## GIVEN INFORMATION
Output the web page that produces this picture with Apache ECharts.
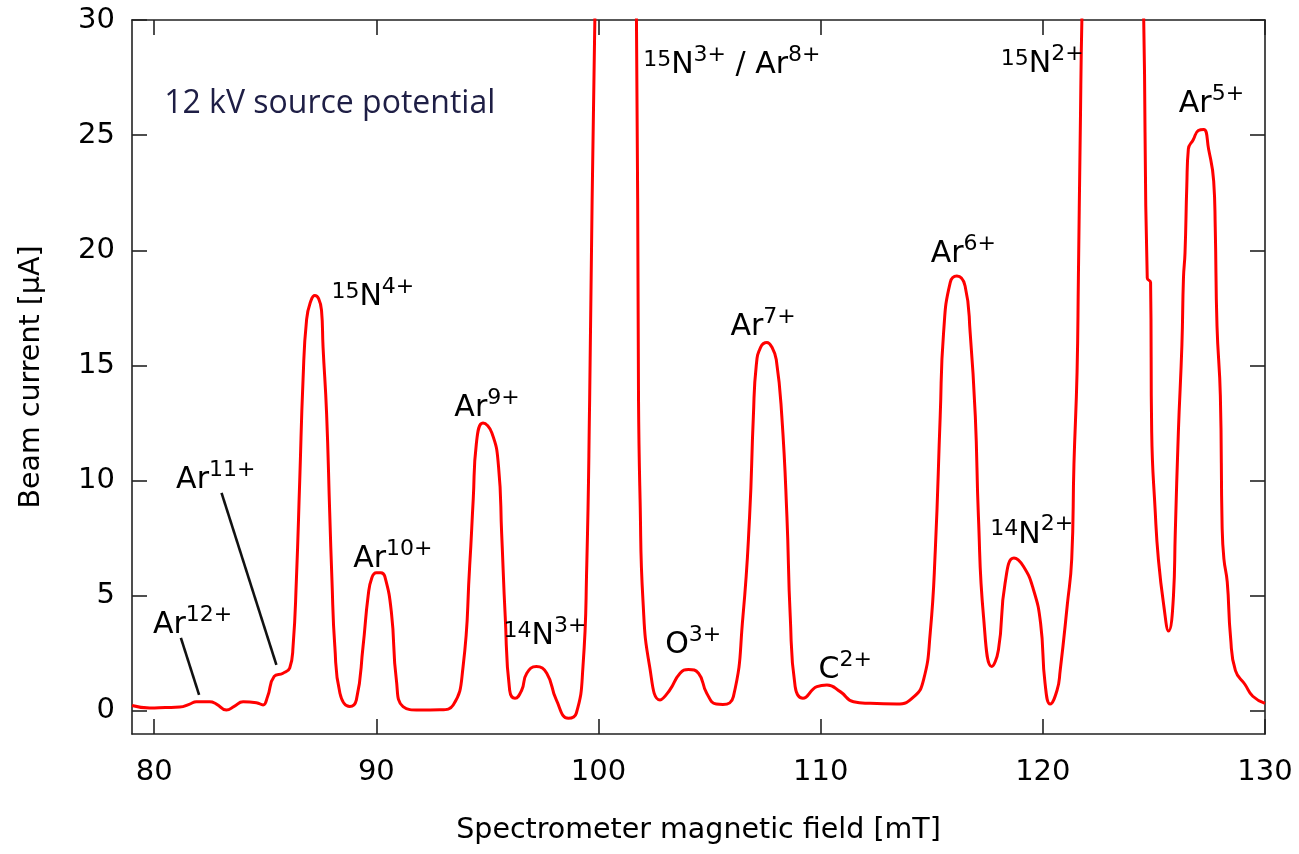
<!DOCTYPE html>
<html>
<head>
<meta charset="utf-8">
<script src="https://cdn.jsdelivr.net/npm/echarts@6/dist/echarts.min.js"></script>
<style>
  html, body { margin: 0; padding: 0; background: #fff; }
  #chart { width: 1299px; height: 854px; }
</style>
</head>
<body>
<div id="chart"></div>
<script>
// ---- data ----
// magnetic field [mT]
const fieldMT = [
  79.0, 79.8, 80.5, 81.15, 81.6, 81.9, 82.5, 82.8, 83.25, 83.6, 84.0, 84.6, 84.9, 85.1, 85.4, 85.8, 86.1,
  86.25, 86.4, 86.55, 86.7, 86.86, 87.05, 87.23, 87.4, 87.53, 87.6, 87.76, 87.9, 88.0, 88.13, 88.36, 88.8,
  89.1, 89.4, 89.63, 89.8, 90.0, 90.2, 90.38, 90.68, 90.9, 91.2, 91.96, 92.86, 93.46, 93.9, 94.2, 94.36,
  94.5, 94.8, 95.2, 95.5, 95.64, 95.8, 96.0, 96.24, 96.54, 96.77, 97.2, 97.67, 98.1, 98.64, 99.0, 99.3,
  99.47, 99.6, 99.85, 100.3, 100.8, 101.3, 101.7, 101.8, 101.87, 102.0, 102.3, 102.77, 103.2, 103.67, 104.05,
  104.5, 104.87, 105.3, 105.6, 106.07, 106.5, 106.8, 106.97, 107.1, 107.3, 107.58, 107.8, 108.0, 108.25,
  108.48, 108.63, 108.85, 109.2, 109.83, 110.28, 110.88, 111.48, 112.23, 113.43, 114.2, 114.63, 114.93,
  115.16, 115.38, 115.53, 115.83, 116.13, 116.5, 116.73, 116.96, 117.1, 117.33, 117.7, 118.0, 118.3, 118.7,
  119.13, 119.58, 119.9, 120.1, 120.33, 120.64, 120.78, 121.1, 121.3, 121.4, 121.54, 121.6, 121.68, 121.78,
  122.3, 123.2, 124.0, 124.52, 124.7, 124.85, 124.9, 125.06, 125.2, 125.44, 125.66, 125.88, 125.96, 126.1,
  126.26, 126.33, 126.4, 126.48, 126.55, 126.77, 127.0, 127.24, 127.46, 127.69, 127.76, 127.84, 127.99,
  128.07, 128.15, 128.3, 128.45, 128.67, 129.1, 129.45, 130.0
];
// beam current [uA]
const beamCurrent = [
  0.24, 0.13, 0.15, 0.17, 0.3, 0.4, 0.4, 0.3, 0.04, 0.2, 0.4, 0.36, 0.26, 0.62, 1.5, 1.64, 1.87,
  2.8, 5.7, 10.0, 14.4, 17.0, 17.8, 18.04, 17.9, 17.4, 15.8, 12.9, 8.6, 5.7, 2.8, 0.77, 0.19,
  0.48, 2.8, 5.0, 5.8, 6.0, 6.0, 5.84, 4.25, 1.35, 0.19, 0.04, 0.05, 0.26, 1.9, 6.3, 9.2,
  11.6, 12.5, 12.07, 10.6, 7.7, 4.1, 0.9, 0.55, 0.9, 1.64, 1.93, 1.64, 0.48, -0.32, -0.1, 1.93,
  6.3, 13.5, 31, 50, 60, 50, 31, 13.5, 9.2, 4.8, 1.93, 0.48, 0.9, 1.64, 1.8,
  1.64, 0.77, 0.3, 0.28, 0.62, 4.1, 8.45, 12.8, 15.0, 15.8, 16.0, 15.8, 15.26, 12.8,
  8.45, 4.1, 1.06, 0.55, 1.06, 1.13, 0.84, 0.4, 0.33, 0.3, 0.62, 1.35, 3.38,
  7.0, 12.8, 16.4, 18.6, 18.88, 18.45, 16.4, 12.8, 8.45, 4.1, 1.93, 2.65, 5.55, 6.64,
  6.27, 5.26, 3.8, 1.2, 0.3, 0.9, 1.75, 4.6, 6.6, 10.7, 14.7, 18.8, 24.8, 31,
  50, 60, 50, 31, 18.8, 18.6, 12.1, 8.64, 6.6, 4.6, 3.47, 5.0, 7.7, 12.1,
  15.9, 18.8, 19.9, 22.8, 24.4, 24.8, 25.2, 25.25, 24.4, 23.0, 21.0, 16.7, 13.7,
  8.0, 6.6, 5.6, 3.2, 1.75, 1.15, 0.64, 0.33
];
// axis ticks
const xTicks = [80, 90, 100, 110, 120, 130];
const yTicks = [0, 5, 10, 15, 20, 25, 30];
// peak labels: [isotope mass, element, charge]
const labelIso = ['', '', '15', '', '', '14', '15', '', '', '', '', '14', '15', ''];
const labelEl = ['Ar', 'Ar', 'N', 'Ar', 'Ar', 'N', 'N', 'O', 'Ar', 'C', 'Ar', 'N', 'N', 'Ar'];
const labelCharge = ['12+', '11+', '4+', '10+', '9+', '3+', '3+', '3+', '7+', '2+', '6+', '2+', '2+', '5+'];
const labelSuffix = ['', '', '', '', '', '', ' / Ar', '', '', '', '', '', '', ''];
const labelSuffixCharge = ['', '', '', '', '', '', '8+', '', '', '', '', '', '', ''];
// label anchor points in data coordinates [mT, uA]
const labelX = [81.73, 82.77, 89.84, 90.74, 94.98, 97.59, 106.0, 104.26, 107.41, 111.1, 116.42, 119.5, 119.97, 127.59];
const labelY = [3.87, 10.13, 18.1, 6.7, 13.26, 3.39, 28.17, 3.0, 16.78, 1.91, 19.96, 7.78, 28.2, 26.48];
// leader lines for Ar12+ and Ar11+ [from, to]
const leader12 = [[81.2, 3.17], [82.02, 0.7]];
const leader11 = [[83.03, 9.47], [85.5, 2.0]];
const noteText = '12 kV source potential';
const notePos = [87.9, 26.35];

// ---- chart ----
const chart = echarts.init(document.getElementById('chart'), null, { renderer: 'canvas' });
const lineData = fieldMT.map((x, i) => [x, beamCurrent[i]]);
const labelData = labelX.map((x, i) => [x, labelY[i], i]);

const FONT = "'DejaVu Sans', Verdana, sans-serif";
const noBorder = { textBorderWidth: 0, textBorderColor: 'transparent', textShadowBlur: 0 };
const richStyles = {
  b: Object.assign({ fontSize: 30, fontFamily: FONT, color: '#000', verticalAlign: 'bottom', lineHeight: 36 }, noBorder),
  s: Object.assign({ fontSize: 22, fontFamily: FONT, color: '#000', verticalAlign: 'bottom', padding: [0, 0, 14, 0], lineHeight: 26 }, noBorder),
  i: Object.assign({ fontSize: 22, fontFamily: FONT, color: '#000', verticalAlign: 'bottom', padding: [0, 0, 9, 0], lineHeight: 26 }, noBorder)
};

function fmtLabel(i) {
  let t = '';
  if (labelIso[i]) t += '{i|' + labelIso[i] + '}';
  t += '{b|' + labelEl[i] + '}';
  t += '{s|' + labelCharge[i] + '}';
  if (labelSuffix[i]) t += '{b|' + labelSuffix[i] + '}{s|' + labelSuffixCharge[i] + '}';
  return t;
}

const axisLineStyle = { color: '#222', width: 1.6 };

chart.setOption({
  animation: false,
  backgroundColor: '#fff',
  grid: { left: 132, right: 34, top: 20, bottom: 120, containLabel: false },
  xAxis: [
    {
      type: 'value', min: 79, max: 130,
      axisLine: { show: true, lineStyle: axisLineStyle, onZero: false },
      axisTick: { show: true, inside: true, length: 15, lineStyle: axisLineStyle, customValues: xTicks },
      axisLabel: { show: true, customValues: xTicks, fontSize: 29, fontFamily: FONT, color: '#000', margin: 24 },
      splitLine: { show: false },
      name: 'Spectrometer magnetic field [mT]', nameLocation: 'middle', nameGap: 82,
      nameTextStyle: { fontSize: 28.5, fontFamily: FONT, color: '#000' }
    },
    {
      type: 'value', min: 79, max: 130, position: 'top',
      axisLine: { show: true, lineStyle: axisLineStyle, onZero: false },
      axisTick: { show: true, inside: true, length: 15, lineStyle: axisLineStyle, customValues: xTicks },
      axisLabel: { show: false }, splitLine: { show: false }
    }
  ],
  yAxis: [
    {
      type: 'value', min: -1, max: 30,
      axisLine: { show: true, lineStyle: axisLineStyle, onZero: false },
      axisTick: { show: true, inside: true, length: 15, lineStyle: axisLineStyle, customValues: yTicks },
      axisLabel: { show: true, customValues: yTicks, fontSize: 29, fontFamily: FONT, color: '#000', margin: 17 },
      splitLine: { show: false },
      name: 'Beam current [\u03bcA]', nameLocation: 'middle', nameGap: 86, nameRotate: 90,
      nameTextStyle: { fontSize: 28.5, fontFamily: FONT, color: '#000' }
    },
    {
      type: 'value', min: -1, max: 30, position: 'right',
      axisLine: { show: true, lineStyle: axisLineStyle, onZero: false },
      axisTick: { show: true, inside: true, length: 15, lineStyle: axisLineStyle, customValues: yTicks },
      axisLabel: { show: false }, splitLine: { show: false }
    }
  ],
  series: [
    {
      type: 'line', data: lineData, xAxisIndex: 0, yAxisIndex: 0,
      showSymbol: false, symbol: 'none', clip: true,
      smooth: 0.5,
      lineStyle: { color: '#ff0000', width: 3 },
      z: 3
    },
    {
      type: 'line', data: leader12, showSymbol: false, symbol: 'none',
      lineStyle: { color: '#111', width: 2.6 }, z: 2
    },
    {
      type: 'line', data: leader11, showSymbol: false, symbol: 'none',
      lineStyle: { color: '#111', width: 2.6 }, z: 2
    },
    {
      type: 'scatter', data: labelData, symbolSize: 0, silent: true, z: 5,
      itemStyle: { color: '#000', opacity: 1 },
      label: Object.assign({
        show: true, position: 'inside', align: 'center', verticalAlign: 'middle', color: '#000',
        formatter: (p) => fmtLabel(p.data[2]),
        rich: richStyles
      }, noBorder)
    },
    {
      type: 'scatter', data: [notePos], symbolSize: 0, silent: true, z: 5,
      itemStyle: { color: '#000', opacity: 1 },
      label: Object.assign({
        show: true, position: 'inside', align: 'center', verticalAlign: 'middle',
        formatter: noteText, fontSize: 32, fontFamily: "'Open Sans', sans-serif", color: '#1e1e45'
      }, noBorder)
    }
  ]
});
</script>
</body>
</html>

## YOUR OBJECTIVE
Using the listing above, locate the lines that hold "picture" and copy each one.

## WORKED SOLUTION
Output the web page that produces this picture with Apache ECharts.

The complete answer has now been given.